Eléments biographiques :
Joseph Schwintner est né à Wackenbach, hameau de la commune de Schirmeck (Bas-Rhin), le 8 février 1897. Comme Léon Nonnenmacher, il est incorporé dans l’infanterie allemande le 8 septembre 1915 à l’âge de 17 ans, dans un bataillon de travailleurs. De fait il n’est pas encore militaire mais porte l’uniforme d’auxiliaire de l’armée. Il arrive dans la zone du front à Thorn, alors en Pologne prussienne. Il y découvre les Jakobsbaraken.
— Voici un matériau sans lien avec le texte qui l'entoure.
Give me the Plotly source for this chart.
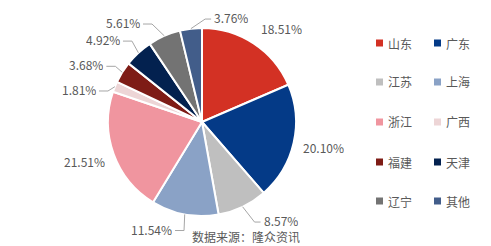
import math
import plotly.graph_objects as go

# ---- data ----
regions = ["山东", "广东", "江苏", "上海", "浙江", "广西", "福建", "天津", "辽宁", "其他"]
shares = [18.51, 20.10, 8.57, 11.54, 21.51, 1.81, 3.68, 4.92, 5.61, 3.76]
colors = ["#D33124", "#043A87", "#BFBFBF", "#8AA2C6", "#F0959F",
          "#EDD5D6", "#7E1C16", "#03214F", "#737373", "#425D8A"]
source_text = "数据来源：隆众资讯"

# ---- layout constants (pixels) ----
W, H = 491, 246
CX, CY, R = 202, 122, 94
# label placement style: (mode, angle offset deg, radius in px, side)
# mode "plain" = text centered at polar point; "lead" = leader line elbow at polar point
label_style = [
    ("plain", 6.7, 123, None),
    ("plain", -1.1, 124, None),
    ("lead", -2.1, 113, "right"),
    ("lead", -1.2, 110, "left"),
    ("plain", 1.6, 124, None),
    ("lead", -3.8, 99, "left"),
    ("lead", 0.8, 103, "left"),
    ("lead", 1.7, 107, "left"),
    ("lead", -3.4, 110, "left"),
    ("lead", 8.5, 103, "right"),
]
GRAY = "#595959"
LINE = "#A6A6A6"
FONT = "Noto Sans CJK SC"


def px(x):
    return x / W


def py(y):
    return 1 - y / H


def polar(theta_deg, r):
    t = math.radians(theta_deg)
    return CX + r * math.sin(t), CY - r * math.cos(t)


fig = go.Figure(go.Pie(
    labels=regions,
    values=shares,
    sort=False,
    direction="clockwise",
    rotation=0,
    marker=dict(colors=colors, line=dict(color="white", width=2)),
    textinfo="none",
    hoverinfo="label+value",
    domain=dict(x=[px(CX - R), px(CX + R)], y=[py(CY + R), py(CY - R)]),
    showlegend=False,
))

annotations = []
shapes = []
total = sum(shares)
cum = 0.0
for name, v, st in zip(regions, shares, label_style):
    mid = (cum + v / 2) / total * 360.0
    cum += v
    txt = f"{v:.2f}%"
    mode, dang, rr, side = st
    if mode == "plain":
        x, y = polar(mid + dang, rr)
        annotations.append(dict(x=px(x), y=py(y), xref="paper", yref="paper", text=txt,
                                showarrow=False, xanchor="center", yanchor="middle",
                                height=14,
                                font=dict(size=12, color=GRAY, family=FONT)))
    else:
        sx, sy = polar(mid, R)
        ex, ey = polar(mid + dang, rr)
        hx = ex + (6 if side == "right" else -9)
        shapes.append(dict(type="path", xref="paper", yref="paper",
                           path=f"M {px(sx)},{py(sy)} L {px(ex)},{py(ey)} L {px(hx)},{py(ey)}",
                           line=dict(color=LINE, width=1)))
        annotations.append(dict(x=px(hx + (1 if side == "right" else -1)), y=py(ey - 2),
                                xref="paper", yref="paper", text=txt,
                                showarrow=False,
                                xanchor="left" if side == "right" else "right",
                                yanchor="middle", height=14,
                                font=dict(size=12, color=GRAY, family=FONT)))

# manual two-column legend
col_x = [376, 434]
row_y = [43, 82, 122, 162, 201]
for i, (name, c) in enumerate(zip(regions, colors)):
    x0 = col_x[i % 2]
    y0 = row_y[i // 2]
    shapes.append(dict(type="rect", xref="paper", yref="paper",
                       x0=px(x0), x1=px(x0 + 7), y0=py(y0 + 3.5), y1=py(y0 - 3.5),
                       fillcolor=c, line=dict(width=0)))
    annotations.append(dict(x=px(x0 + 10), y=py(y0), xref="paper", yref="paper", text=name,
                            showarrow=False, xanchor="left", yanchor="middle",
                            font=dict(size=12, color=GRAY, family=FONT)))

annotations.append(dict(x=px(190), y=py(236), xref="paper", yref="paper", text=source_text,
                        showarrow=False, xanchor="left", yanchor="middle", height=14,
                        font=dict(size=12, color=GRAY, family=FONT)))

fig.update_layout(
    width=W, height=H,
    margin=dict(l=0, r=0, t=0, b=0),
    paper_bgcolor="white", plot_bgcolor="white",
    annotations=annotations, shapes=shapes,
)

fig.write_html("out.html")
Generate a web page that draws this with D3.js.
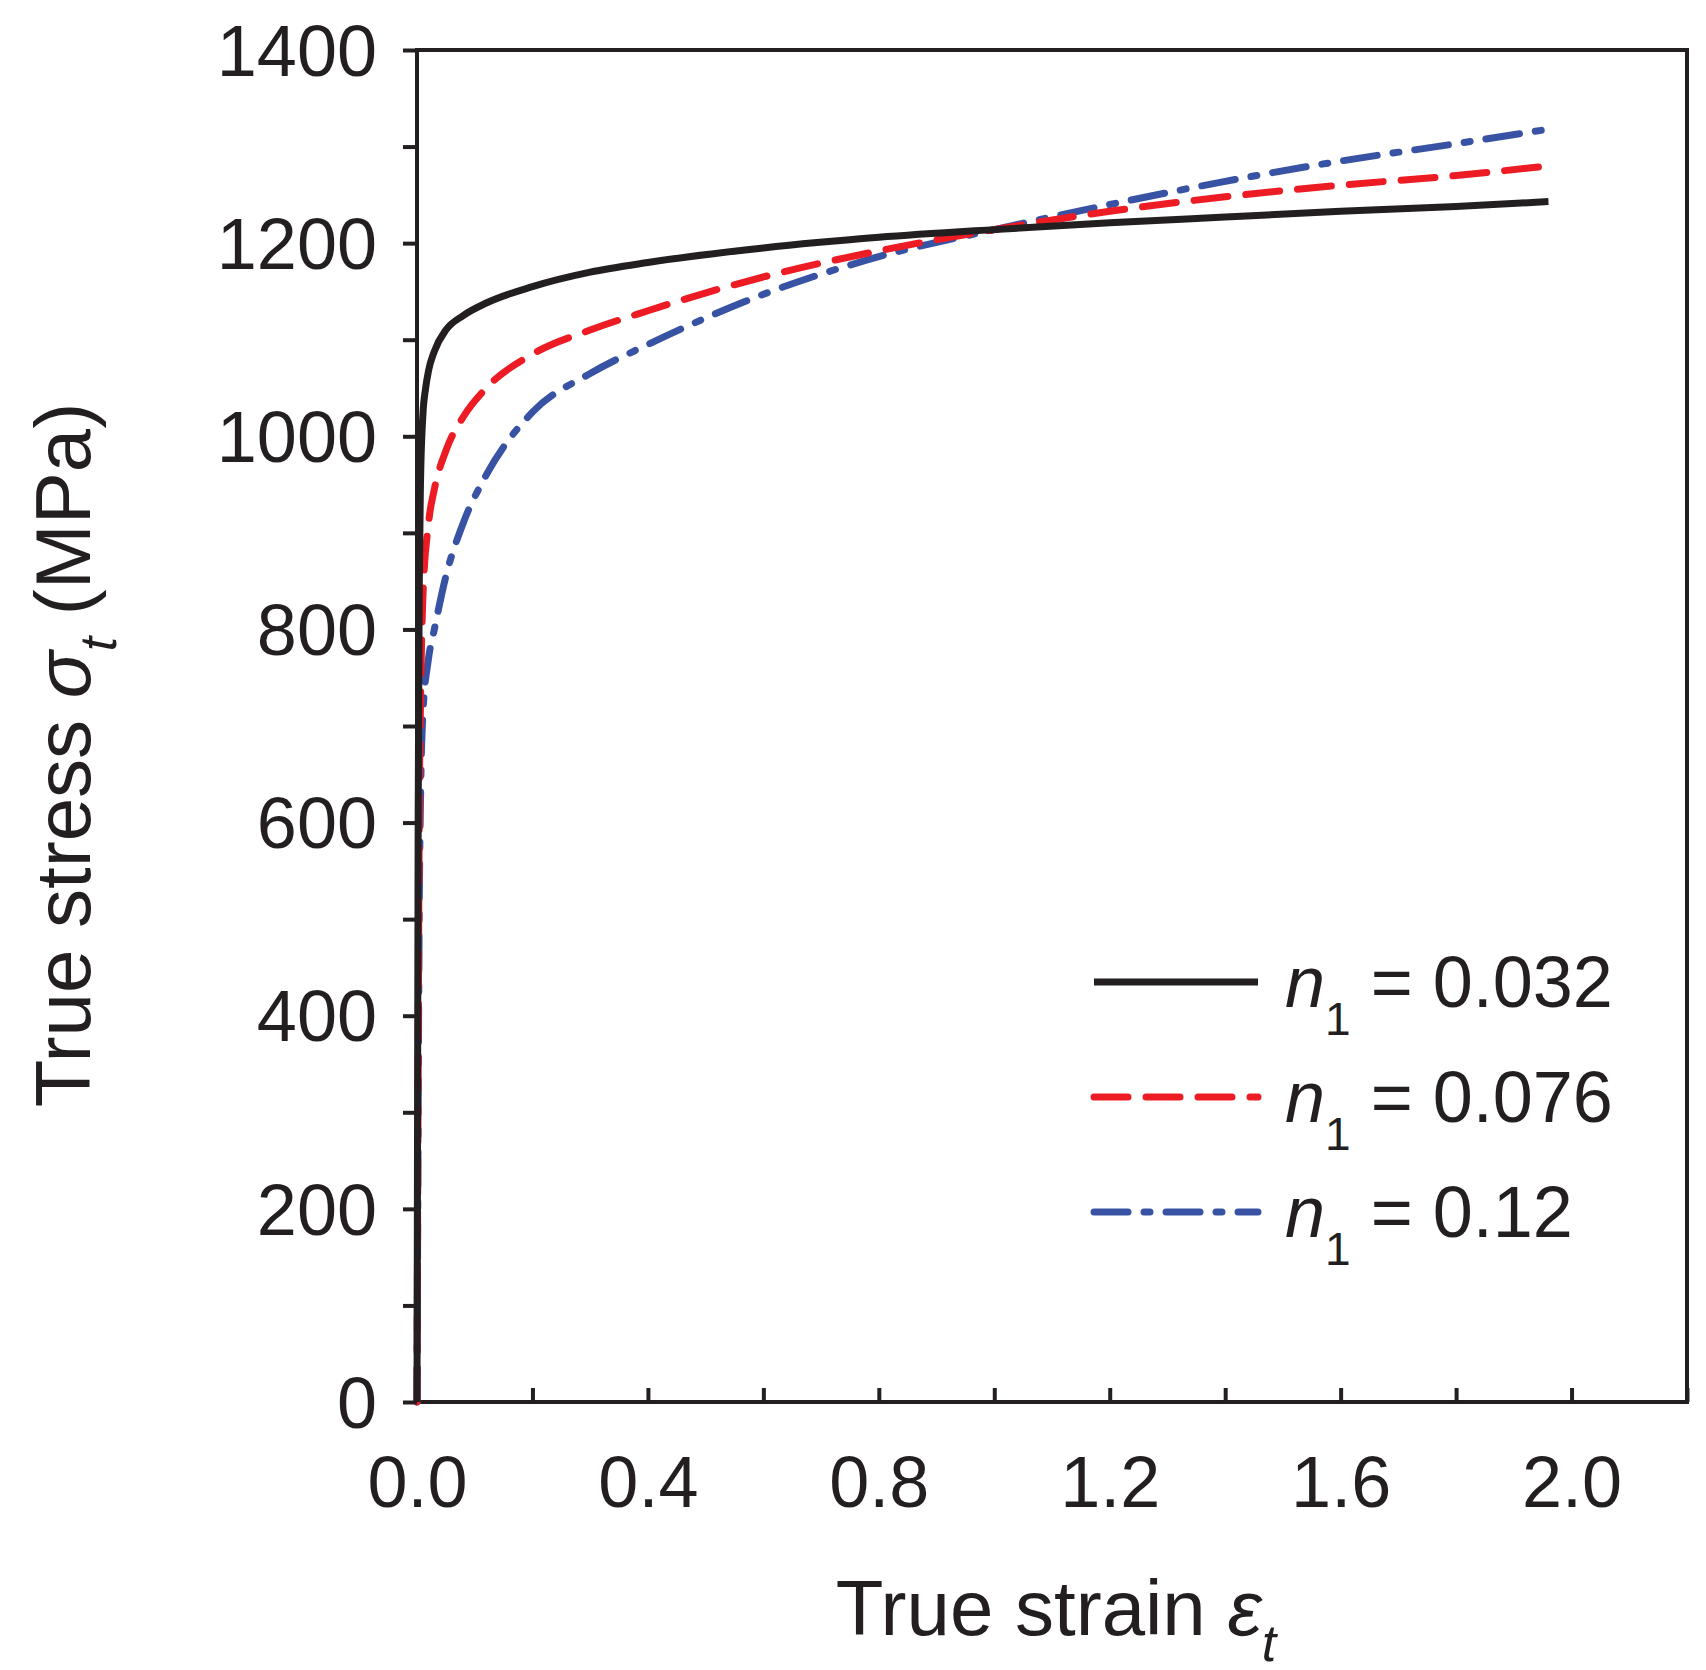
<!DOCTYPE html><html><head><meta charset="utf-8"><script src="https://cdn.jsdelivr.net/npm/d3@7"></script>
<style>body{margin:0;background:#fff}text{font-family:Arial,"Liberation Sans",sans-serif;fill:#231f20}</style></head><body><svg id="c" width="1706" height="1670"></svg><script>
const xTicks=[0,0.4,0.8,1.2,1.6,2.0];
const yTicks=[0,200,400,600,800,1000,1200,1400];
const blackX=[0,0.001,0.002,0.004,0.006,0.01,0.015,0.02,0.03,0.05,0.08,0.12,0.2,0.3,0.4,0.6,0.8,1.0,1.2,1.4,1.6,1.8,1.96];
const blackY=[0,300,600,850,950,1020,1050,1068,1088,1110,1125,1138,1155,1170,1180,1195,1206,1214,1221,1227,1233,1238,1243];
const redX=[0,0.002,0.004,0.006,0.01,0.02,0.03,0.05,0.08,0.12,0.2,0.3,0.4,0.6,0.8,1.0,1.2,1.4,1.6,1.8,1.96];
const redY=[0,350,620,720,830,910,945,985,1020,1050,1085,1110,1130,1165,1192,1214,1233,1248,1260,1270,1280];
const blueX=[0,0.002,0.004,0.006,0.01,0.02,0.03,0.05,0.08,0.12,0.2,0.3,0.4,0.6,0.8,1.0,1.2,1.4,1.6,1.8,1.96];
const blueY=[0,300,520,620,710,770,800,855,910,960,1025,1065,1095,1147,1186,1214,1240,1264,1285,1303,1318];
const series=[{name:"0.032",x:blackX,y:blackY,color:"#231f20",dash:null},
{name:"0.076",x:redX,y:redY,color:"#ed1c24",dash:"34,18"},
{name:"0.12",x:blueX,y:blueY,color:"#3953a4",dash:"34,16,6,16"}];
const svg=d3.select("#c");
const x=d3.scaleLinear().domain([0,2.2]).range([417,1687]);
const y=d3.scaleLinear().domain([0,1400]).range([1402,50]);
const g=svg.append("g");
g.append("rect").attr("x",417).attr("y",50).attr("width",1270).attr("height",1352).attr("fill","none").attr("stroke","#231f20").attr("stroke-width",4);
const xa=svg.append("g").attr("transform","translate(0,1402)").call(d3.axisBottom(x).tickValues(d3.range(0,2.21,0.2)).tickSize(-14).tickFormat(d=>xTicks.some(t=>Math.abs(t-d)<1e-6)?d3.format(".1f")(d):""));
xa.select(".domain").remove();
xa.selectAll("line").attr("stroke","#231f20").attr("stroke-width",4);
xa.selectAll("text").attr("font-size",72).attr("dy",0).attr("y",105).style("font-family","Arial,'Liberation Sans',sans-serif").attr("fill","#231f20");
const ya=svg.append("g").attr("transform","translate(417,0)").call(d3.axisLeft(y).tickValues(d3.range(0,1401,100)).tickSize(14).tickFormat(d=>d%200===0?d:""));
ya.select(".domain").remove();
ya.selectAll("line").attr("stroke","#231f20").attr("stroke-width",4);
ya.selectAll("text").attr("font-size",72).attr("x",-40).attr("dy","0.35em").attr("fill","#231f20");
const line=d3.line().x(d=>x(d[0])).y(d=>y(d[1])).curve(d3.curveMonotoneX);
series.slice().reverse().forEach(s=>{
 g.append("path").attr("d",line(s.x.map((v,i)=>[v,s.y[i]]))).attr("fill","none").attr("stroke",s.color).attr("stroke-width",7).attr("stroke-dasharray",s.dash).attr("stroke-linecap",s.dash?"round":"butt");
});
series.forEach((s,i)=>{
 const yy=982+i*115;
 svg.append("line").attr("x1",1094).attr("x2",1258).attr("y1",yy).attr("y2",yy).attr("stroke",s.color).attr("stroke-width",7).attr("stroke-dasharray",s.dash).attr("stroke-linecap",s.dash?"round":"butt");
 const t=svg.append("text").attr("x",1285).attr("y",yy+25).attr("font-size",72);
 t.append("tspan").attr("font-style","italic").text("n");
 t.append("tspan").attr("font-size",46).attr("dy",28).text("1");
 t.append("tspan").attr("dy",-28).text(" = "+s.name);
});
const xt=svg.append("text").attr("x",1056).attr("y",1635).attr("font-size",78).attr("text-anchor","middle");
xt.append("tspan").text("True strain ");
xt.append("tspan").attr("font-style","italic").text("ε");
xt.append("tspan").attr("font-style","italic").attr("font-size",52).attr("dy",26).text("t");
const yt=svg.append("text").attr("transform","translate(90,755) rotate(-90)").attr("font-size",78).attr("text-anchor","middle");
yt.append("tspan").text("True stress ");
yt.append("tspan").attr("font-style","italic").text("σ");
yt.append("tspan").attr("font-style","italic").attr("font-size",52).attr("dy",26).text("t");
yt.append("tspan").attr("dy",-26).text(" (MPa)");
</script></body></html>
Sa tâche consiste à étayer les tranchées creusées par les « polaks » en Russie, puis en France. Rapidement, au bout de 15 jours, il est affecté au 402e IR. Il vit en mars 1917 l’ordre n°1, promulgué par le Soviet et décrit l’anarchie russe qui s’en suit. L’armistice de Brest-Litovsk le ramène en France, à Metz, avant sa montée sur le front au Chemin des Dames puis en Flandre. Il est alors rapidement transféré à Ypres, en Belgique avant d’être redirigé sur Arras. Il est désigné pour servir d’ordonnance, « brosseur du lieutenant », qu’il assimile à un travail de domestique. Cet officier, par chance, parle le français couramment. Ce poste ne le libère pas complètement des attaques et il se retrouve servant de mitrailleuse. C’est à ce poste qu’il vit ses heures les plus dangereuses. Miraculeusement, il parvient à échapper à la mort (« la guerre, une absurde histoire de hasard » (p. 31)) et met en place une stratégie d’évitement. Il dit n’avoir pas « songé sérieusement à déserter » car « avec les Sénégalais [présents en face de son secteur] nous pensions que c’était risqué » (p. 32), même si beaucoup de camarades alsaciens l’ont fait quant à eux. Il finit par arriver « sans casse » jusqu’aux derniers jours de la guerre, dont il voit le délitement de l‘armée et la dégradation des officiers. Il se démobilise lui-même et rentre enfin dans la vallée de la Bruche retrouver son foyer. Bûcheron et scieur, il reprend son métier et décède à Schirmeck (Bas-Rhin) le 14 mars 1998 à l’âge de 101 ans.